Undoubtedly, the form of Christian doctrine and worship contains the most profound truth, but I am afraid that the attempt to maintain and revive it is an ineffectual resistance to inevitable change. For so many people, the forms no longer convey their meaning, and the language they speak is both archaic and cumbersome. Others want to believe, and try to convince themselves that they do so, but their faith has that hollow self-consciousness so characteristic of the modern convert, since the mind is acting a role untrue to its inmost state. You cannot imitate faith, and when forms of belief, like all other finite things, begin to die, the effort to revive them is imitation.
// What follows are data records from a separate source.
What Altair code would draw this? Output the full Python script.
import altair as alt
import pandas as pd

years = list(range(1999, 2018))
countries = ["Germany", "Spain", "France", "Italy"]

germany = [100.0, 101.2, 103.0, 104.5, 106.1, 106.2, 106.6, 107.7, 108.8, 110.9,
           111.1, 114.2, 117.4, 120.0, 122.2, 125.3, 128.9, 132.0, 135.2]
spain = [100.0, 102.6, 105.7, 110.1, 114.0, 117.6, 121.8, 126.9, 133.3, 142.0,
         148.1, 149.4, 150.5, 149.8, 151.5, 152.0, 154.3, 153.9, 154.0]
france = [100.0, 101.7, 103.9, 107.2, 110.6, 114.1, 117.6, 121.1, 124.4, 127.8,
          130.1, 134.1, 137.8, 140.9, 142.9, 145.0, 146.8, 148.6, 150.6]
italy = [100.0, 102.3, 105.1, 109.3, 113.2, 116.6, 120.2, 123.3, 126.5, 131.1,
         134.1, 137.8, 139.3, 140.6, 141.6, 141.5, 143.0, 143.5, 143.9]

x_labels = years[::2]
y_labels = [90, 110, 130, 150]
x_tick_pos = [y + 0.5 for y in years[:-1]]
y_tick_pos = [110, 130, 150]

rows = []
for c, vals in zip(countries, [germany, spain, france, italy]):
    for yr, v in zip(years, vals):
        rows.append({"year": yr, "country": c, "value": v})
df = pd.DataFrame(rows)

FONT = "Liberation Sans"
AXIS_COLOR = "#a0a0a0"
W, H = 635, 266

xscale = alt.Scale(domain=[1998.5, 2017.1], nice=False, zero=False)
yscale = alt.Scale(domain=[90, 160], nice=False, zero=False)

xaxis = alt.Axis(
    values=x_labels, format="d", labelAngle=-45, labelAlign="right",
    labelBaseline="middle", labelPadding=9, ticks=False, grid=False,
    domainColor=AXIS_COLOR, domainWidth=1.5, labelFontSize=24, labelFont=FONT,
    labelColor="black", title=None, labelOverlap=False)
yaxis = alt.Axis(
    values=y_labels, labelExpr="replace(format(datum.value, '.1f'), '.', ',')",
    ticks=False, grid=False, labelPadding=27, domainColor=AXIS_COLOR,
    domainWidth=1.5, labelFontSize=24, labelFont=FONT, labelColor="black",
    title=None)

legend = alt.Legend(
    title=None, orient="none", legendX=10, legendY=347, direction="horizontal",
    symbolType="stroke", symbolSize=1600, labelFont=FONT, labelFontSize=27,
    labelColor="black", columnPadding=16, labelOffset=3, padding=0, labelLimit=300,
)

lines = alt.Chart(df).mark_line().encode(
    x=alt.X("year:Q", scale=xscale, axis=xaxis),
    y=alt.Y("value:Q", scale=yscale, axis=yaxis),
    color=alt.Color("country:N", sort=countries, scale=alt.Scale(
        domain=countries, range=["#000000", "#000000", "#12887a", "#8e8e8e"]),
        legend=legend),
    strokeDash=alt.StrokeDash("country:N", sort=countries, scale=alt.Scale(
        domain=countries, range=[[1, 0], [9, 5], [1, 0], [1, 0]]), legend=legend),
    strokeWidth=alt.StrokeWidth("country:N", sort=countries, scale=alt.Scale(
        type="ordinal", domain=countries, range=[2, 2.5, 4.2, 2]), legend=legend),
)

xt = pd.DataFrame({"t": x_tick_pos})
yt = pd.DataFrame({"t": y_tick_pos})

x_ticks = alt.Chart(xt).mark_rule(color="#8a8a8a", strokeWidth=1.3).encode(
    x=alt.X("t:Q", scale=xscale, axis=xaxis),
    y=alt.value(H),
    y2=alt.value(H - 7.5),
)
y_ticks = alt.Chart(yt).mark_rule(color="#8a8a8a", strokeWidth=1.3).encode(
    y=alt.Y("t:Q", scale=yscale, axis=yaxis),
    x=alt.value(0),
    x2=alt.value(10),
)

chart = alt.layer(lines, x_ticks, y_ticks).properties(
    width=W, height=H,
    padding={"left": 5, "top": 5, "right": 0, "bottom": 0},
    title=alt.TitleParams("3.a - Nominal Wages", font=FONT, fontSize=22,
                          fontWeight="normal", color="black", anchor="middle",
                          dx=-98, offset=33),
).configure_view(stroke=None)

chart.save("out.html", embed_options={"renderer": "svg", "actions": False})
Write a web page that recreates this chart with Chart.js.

It doesn't ring true. But the forms perish, not only because they are mortal, but also because the Spirit within them is breaking them as a bird breaks from its shell.
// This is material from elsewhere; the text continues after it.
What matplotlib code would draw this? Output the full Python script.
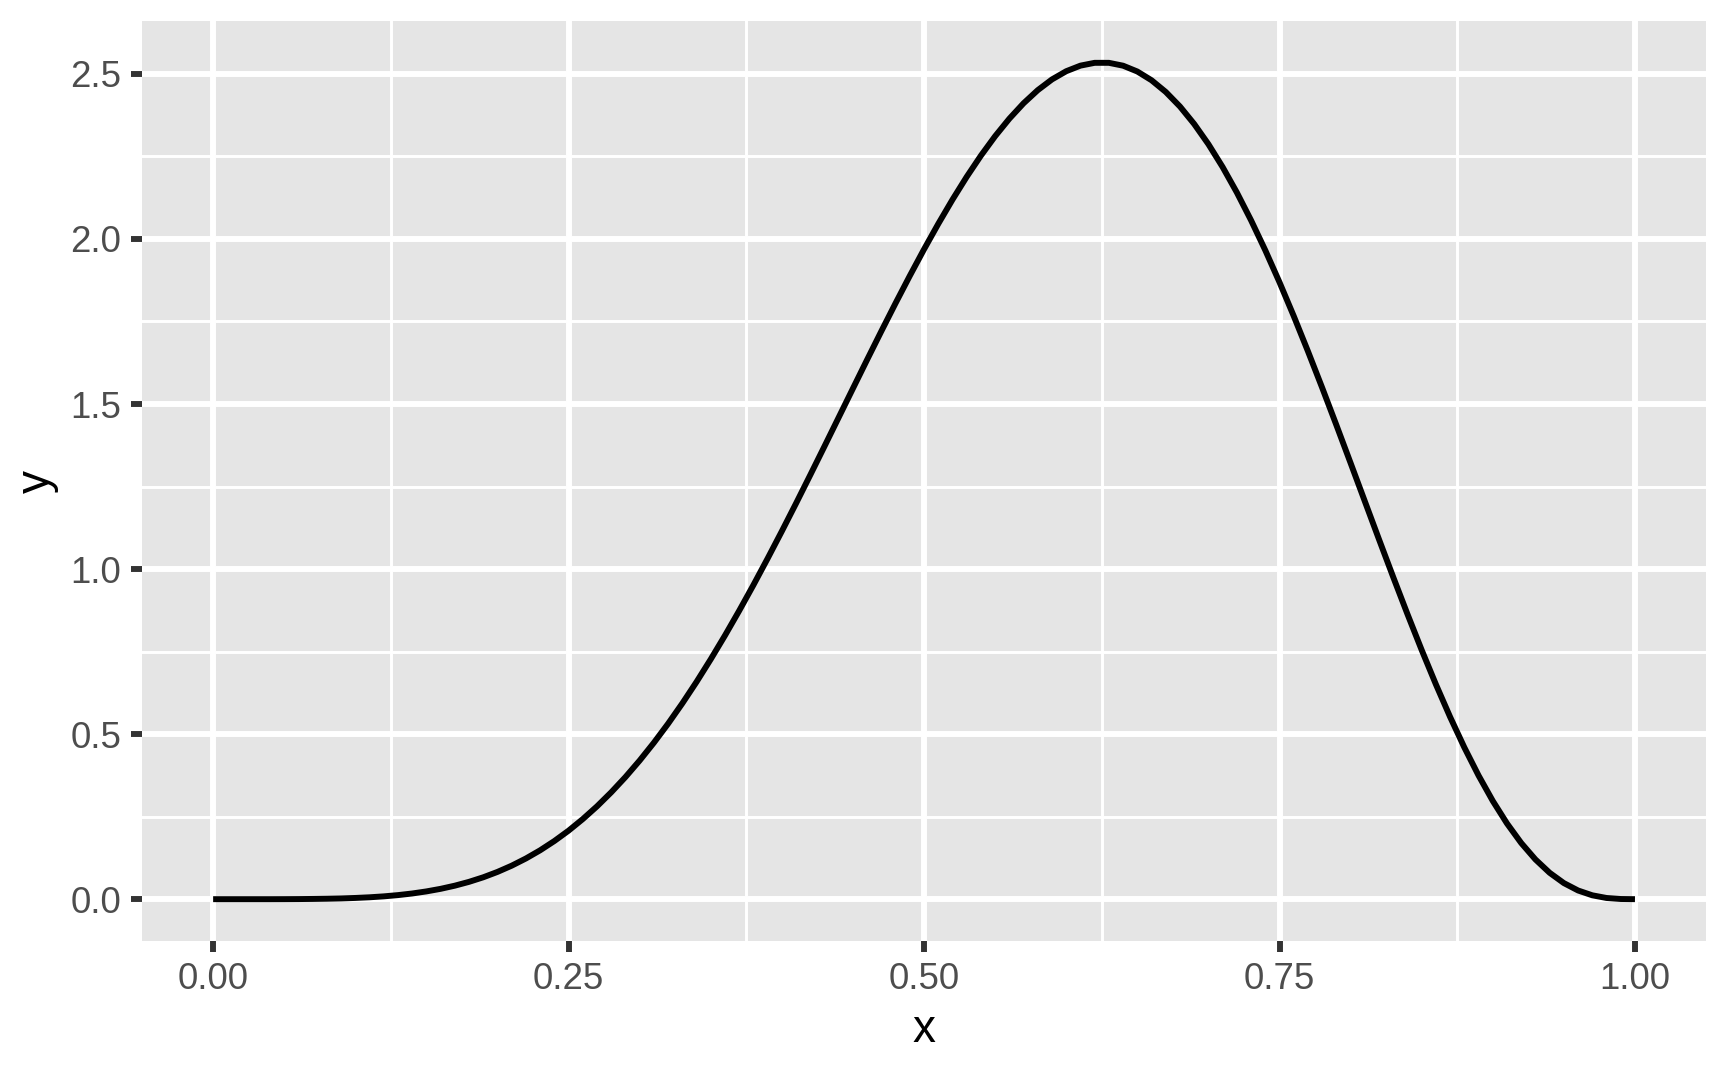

We are living in a time of disintegration and iconoclasm which the Hindus call Kali Yuga. It hurts and frightens us, but is not essentially evil. It is rather a universal Passion in which man cries "My God, my God, why hast thou forsaken me?" But it is the prelude to a Resurrection, because spiritual growth depends upon ceasing to cling to any form of life for security. Forms are not contrary to the Spirit, but it is their nature to die; their transiency is their very life, and a permanent form would be a monstrosity--a finite thing aping God.

The Spirit uses forms, and reveals itself through them, for which reason they are both wonderful and necessary. But they are not exempt from the simplest law of life--that, like every other living thing, to grasp them is to strangle and kill them. To preserve them in death is to cling to corruption.
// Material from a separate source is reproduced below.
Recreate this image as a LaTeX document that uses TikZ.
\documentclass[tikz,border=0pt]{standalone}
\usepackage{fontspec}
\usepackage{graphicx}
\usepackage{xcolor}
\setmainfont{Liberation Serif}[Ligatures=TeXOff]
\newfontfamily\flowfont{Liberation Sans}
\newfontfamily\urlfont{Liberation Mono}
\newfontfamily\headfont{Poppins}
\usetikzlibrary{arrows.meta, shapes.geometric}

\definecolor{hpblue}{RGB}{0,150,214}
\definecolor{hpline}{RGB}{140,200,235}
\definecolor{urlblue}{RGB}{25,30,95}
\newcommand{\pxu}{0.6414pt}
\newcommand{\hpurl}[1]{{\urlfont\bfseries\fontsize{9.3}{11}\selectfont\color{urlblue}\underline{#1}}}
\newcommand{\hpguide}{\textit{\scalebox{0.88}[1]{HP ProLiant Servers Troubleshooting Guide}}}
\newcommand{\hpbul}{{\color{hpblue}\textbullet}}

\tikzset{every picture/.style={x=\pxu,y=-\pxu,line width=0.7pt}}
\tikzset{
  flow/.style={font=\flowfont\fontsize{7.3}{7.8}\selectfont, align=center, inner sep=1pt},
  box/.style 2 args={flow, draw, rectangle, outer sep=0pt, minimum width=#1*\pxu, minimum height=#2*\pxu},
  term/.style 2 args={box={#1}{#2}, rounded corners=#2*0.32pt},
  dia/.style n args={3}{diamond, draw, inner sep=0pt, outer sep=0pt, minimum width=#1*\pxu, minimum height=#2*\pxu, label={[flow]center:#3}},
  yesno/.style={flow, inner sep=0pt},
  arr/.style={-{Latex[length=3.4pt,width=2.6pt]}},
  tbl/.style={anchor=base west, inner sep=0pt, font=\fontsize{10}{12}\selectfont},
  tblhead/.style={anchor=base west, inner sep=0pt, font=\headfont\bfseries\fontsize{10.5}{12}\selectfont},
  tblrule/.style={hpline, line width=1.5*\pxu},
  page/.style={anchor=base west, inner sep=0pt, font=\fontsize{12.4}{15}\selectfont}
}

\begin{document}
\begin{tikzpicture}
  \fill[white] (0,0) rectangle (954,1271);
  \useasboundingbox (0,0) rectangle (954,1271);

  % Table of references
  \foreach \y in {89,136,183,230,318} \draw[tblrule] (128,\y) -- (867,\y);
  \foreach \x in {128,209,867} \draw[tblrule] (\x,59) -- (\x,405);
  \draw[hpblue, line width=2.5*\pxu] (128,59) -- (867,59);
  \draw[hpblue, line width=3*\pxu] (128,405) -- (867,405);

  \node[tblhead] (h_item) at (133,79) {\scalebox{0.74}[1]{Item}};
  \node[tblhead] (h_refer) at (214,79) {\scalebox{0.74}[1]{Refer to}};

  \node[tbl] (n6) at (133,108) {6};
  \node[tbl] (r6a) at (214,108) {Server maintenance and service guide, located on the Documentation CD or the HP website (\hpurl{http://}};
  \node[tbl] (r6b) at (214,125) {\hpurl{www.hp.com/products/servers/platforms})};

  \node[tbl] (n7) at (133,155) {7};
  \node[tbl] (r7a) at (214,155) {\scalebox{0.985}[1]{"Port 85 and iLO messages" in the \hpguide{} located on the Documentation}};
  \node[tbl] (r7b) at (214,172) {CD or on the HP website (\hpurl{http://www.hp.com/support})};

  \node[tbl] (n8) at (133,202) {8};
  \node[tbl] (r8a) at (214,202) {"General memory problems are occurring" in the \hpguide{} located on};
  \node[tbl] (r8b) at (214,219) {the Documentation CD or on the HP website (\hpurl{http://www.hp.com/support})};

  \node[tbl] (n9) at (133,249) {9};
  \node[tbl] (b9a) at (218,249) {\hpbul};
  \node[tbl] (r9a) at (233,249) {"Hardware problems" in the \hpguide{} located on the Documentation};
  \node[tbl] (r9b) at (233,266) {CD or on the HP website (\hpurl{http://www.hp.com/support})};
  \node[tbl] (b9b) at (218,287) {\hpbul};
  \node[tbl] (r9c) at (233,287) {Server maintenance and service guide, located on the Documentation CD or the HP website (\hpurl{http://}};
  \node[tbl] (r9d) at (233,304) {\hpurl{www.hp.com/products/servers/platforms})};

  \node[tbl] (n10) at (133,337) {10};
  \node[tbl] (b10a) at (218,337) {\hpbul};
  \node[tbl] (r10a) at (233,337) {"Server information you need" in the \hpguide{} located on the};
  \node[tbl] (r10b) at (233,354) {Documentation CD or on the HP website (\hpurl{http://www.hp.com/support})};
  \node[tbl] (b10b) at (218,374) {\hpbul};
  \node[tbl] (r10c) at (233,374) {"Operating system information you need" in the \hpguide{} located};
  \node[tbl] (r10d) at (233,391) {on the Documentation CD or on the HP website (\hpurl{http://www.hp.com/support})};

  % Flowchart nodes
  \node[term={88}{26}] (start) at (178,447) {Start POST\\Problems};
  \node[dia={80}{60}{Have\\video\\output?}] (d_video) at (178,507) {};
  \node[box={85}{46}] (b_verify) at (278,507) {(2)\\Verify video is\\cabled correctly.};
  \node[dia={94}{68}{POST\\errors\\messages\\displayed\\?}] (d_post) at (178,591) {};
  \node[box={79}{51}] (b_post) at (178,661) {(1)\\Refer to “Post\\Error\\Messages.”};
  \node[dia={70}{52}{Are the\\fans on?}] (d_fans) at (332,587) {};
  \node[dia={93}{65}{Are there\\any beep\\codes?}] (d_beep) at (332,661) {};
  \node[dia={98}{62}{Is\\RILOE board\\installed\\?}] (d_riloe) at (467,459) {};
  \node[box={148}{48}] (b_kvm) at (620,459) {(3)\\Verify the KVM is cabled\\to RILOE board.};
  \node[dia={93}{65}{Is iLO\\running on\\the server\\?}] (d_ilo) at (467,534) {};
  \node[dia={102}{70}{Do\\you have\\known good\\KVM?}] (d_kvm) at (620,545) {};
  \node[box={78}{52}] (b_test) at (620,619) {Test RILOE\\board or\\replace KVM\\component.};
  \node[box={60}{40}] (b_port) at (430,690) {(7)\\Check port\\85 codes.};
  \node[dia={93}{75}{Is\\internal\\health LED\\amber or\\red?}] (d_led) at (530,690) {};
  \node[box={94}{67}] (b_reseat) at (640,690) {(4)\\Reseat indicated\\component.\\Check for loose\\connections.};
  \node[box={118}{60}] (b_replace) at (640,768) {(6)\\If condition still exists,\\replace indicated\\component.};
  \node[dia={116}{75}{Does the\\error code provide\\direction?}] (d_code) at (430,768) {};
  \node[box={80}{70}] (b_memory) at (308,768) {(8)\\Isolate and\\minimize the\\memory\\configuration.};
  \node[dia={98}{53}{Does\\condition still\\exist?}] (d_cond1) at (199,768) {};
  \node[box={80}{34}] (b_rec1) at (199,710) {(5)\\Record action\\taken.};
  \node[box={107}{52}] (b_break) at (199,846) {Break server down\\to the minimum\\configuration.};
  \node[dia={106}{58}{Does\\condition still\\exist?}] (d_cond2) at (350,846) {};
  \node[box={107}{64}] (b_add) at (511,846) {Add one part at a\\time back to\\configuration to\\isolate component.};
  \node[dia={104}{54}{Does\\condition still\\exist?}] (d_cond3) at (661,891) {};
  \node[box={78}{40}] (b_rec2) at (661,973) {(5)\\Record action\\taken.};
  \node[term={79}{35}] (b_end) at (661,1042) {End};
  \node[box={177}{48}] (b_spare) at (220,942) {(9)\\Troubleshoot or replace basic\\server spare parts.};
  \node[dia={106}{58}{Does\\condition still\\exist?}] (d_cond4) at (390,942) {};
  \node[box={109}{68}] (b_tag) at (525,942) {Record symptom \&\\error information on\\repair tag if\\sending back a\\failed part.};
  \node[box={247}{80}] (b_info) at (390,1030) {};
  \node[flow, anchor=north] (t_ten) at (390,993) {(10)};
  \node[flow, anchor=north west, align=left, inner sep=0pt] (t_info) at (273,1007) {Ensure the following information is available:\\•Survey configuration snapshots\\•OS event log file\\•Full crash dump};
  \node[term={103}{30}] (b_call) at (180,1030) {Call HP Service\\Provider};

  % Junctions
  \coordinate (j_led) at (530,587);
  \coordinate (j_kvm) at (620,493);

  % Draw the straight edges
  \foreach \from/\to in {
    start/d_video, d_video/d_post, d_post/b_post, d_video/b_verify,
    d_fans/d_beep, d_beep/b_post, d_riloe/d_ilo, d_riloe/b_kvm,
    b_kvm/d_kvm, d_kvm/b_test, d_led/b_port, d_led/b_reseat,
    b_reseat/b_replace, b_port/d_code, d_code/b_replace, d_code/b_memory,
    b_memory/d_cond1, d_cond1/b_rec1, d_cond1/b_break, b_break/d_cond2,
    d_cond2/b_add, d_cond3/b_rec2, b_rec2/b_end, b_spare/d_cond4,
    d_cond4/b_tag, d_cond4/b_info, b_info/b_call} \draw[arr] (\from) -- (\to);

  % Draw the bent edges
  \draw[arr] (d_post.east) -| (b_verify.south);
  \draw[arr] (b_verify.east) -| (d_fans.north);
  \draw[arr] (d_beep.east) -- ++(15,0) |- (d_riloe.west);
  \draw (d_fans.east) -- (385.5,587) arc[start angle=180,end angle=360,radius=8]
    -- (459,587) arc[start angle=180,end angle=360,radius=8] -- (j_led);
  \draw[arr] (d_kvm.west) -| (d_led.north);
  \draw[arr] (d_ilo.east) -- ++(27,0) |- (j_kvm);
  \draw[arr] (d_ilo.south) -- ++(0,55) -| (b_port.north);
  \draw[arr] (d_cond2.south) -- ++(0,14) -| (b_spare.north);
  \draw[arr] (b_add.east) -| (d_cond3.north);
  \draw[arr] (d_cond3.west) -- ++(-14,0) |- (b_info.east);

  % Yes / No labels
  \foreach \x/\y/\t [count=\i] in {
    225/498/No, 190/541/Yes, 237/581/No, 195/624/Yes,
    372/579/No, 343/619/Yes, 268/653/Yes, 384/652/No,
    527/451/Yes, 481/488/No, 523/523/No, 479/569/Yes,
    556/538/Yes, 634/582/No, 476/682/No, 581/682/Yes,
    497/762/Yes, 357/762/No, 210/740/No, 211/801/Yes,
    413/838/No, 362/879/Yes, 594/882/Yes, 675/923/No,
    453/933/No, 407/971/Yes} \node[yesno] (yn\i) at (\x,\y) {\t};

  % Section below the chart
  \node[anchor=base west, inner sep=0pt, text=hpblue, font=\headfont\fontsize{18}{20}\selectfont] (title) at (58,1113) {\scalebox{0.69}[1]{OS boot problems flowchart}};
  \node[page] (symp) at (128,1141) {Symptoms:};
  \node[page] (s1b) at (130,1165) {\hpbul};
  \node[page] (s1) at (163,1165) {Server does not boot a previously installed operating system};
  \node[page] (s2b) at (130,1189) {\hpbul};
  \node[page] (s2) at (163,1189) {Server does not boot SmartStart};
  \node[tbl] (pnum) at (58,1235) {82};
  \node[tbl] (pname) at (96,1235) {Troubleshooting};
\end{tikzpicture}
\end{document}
He who is, for Christians, the form of God, "the express image of his person," did not forget to warn us: "It is expedient for you that I go away, for if I go not away, the Paraclete cannot come unto you." After his Resurrection the same warning was given to Saint Mary Magdalene: "Do not cling to me!" The tragedy of the Church is that in trying to love form, it has denied its whole nature by trying to make it absolute. The image and the words of Christ himself have been corrupted in the very act of giving them permanent and absolute authority. He has been made into an idol which must be destroyed in his own Name...

1 comment:

copithorne said...

This is lovely and perceptive -- Watts' description of nostalgia.

Another word for it is piety. It's the sensibility that faith would be good and virtuous, or retro chic, to have. And you will defend faith against the forces of modernity which threaten to act as a solvent. But you don't actually have faith yourself. And you think that nobody can notice the difference.

I think of our friend Bob Godwin who writes polemics in favor of religious tradition and rails against the people he sees as diminishing faith. But he doesn't attend church and there is no reason to think he has any faith himself.

This is what Kierkegaard called "Christendom" and it should all be hewn down and cast into the fire. Anytime people are engaged in apologetics or polemics, it's this phony piety or nostalgia that they will be defending.

Yet Watt's statement doesn't address my circumstance in which I can say: I love Jesus. I love Mary. I love Mass. I love Holy Communion. I love going to Church. I love prayer. I am nourished by these relationships. I meet many people who are fed like this and I enjoy their company.